--- BEGIN Excerpted records ---
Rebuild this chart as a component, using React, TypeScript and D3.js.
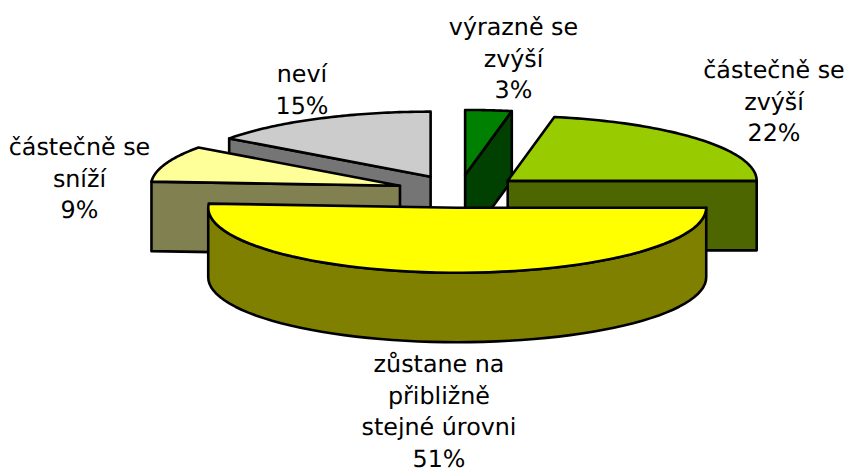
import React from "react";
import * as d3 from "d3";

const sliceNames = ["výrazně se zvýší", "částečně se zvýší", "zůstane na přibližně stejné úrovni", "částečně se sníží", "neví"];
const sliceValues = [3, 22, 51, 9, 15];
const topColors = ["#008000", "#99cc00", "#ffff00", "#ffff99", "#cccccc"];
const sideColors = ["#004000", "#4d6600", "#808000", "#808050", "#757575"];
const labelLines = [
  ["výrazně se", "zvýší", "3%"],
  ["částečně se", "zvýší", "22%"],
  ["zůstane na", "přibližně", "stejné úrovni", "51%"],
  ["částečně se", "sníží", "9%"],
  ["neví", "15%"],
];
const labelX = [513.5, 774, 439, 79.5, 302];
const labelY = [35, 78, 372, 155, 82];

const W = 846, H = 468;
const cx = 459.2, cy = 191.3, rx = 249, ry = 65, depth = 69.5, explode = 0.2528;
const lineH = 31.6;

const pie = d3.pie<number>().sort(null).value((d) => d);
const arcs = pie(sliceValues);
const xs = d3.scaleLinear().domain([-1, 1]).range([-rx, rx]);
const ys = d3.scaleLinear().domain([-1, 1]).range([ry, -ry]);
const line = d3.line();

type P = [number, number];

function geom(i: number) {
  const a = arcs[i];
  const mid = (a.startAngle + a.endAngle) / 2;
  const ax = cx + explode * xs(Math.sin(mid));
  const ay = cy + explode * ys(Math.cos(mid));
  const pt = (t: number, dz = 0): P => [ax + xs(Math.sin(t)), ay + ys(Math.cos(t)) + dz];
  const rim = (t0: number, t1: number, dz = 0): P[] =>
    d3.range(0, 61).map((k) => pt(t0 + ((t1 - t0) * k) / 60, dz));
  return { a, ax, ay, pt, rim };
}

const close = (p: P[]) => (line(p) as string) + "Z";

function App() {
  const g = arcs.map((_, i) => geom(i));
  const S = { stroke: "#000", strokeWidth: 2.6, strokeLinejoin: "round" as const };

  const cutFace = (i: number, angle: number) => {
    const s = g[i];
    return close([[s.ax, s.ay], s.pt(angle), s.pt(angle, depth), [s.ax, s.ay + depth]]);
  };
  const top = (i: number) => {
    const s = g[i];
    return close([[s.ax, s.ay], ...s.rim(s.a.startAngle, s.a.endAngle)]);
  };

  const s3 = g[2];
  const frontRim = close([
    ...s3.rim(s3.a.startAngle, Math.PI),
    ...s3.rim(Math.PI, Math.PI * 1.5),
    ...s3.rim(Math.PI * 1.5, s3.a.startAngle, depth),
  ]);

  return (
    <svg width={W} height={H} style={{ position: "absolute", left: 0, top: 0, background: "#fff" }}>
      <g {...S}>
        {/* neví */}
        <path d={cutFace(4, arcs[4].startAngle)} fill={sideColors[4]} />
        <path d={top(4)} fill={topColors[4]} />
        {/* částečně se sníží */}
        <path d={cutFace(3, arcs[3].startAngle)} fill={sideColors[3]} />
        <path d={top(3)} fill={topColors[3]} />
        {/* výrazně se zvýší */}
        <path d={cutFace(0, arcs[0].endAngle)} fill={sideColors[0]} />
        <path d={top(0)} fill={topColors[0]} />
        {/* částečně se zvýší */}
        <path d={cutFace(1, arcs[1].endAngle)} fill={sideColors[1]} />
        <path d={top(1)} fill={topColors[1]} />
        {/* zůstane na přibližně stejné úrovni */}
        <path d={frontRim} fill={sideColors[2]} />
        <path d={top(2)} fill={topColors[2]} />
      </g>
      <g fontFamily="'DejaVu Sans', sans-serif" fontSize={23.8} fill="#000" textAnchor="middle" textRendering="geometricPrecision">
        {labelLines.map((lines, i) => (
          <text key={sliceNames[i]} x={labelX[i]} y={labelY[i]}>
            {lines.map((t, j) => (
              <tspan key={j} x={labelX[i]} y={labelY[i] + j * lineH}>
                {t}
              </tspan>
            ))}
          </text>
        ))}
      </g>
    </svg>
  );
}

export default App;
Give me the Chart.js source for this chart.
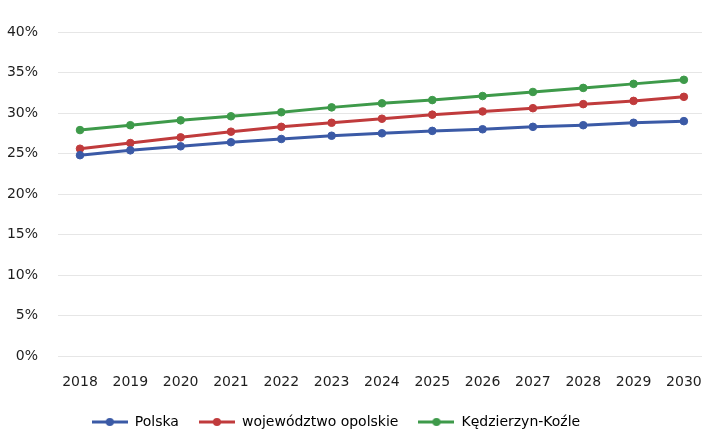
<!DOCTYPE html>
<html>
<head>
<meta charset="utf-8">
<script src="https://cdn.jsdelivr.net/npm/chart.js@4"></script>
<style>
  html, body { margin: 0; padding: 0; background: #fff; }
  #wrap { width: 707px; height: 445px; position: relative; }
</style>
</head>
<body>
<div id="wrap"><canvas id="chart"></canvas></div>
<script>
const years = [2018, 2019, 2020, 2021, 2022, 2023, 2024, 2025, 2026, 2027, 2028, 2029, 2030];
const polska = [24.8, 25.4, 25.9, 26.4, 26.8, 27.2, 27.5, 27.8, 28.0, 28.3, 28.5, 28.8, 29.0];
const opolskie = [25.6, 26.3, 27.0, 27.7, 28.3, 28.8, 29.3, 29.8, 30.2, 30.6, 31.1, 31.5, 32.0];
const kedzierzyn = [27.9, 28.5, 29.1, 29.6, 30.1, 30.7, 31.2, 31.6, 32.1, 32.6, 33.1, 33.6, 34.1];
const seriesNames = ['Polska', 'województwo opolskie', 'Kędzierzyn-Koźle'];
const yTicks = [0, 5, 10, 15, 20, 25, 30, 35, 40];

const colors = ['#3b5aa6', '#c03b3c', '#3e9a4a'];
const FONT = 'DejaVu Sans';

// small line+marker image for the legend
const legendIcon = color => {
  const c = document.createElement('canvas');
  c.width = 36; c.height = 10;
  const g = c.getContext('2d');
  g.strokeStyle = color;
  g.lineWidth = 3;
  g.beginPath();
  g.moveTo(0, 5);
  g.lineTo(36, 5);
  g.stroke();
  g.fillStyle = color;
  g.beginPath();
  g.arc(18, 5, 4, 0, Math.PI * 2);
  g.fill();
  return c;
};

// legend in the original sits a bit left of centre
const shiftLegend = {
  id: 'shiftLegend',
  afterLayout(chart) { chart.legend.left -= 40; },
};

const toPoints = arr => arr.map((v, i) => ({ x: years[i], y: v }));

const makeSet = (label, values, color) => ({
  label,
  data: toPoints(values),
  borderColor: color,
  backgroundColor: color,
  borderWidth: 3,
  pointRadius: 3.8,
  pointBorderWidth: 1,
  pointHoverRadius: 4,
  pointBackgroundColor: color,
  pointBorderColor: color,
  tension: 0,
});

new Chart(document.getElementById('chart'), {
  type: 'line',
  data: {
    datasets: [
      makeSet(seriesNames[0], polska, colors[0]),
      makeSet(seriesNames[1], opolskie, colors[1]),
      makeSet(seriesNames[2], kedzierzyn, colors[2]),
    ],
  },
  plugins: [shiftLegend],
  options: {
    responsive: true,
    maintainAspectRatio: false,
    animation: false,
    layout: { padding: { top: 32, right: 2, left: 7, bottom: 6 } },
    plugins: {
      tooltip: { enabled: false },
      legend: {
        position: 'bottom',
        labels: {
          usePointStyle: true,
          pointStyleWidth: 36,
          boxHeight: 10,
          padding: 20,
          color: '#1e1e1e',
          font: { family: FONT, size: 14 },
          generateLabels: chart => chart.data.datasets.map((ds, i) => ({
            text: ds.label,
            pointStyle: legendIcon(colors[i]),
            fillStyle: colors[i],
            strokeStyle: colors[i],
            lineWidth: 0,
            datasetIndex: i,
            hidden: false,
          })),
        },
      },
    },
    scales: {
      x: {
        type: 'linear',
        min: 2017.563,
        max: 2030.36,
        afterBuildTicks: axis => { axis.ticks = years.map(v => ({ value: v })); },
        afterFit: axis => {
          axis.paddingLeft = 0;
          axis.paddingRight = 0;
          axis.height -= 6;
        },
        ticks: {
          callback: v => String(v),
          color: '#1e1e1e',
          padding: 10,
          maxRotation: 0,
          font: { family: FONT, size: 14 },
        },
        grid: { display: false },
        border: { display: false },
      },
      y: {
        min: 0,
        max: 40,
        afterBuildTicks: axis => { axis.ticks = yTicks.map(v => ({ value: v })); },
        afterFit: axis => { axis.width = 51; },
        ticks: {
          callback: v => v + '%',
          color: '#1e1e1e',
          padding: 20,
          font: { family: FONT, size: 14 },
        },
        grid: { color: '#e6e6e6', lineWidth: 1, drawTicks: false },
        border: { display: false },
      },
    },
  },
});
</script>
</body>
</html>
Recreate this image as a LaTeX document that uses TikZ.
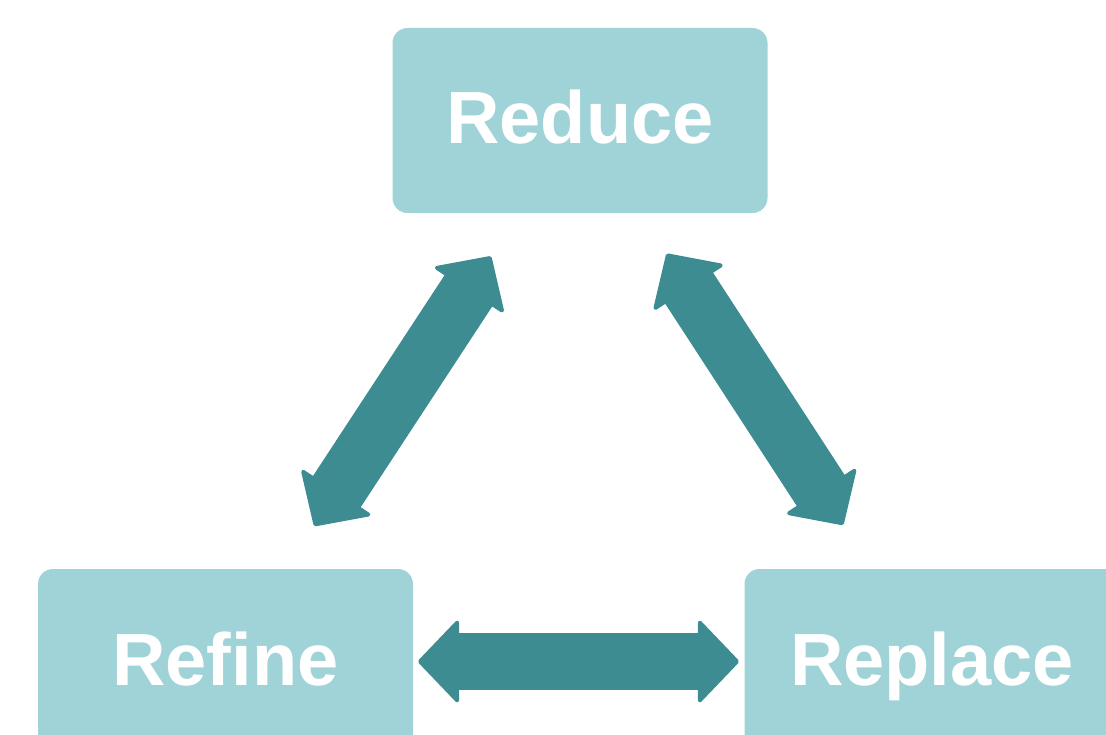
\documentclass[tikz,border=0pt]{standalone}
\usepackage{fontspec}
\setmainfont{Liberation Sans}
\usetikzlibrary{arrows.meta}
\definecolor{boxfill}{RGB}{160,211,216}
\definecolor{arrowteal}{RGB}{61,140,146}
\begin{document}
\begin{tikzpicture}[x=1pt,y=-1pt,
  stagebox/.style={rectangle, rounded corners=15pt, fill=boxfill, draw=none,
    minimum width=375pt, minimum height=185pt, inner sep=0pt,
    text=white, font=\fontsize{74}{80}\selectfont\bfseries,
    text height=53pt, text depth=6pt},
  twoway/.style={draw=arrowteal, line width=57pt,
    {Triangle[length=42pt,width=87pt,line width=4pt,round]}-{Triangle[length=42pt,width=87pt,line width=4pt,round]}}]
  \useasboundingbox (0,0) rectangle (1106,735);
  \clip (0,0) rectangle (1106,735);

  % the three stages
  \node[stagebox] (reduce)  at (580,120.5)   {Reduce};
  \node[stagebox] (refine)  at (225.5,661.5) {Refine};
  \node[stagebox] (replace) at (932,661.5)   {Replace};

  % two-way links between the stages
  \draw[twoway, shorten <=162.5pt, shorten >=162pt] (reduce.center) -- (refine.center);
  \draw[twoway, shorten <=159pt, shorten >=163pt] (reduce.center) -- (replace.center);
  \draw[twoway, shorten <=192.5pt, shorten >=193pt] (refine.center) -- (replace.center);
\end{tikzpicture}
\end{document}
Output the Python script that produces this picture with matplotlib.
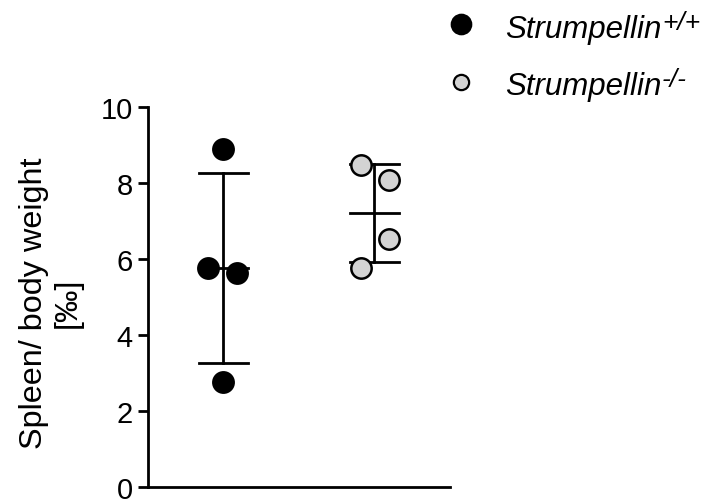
--- END Excerpted records ---
(Written problem)
Without the pictures, copy the entries from their first line through the line containing "import * as", and only those lines.

(Exercise output)
Rebuild this chart as a component, using React, TypeScript and D3.js.
import React from "react";
import * as d3 from "d3";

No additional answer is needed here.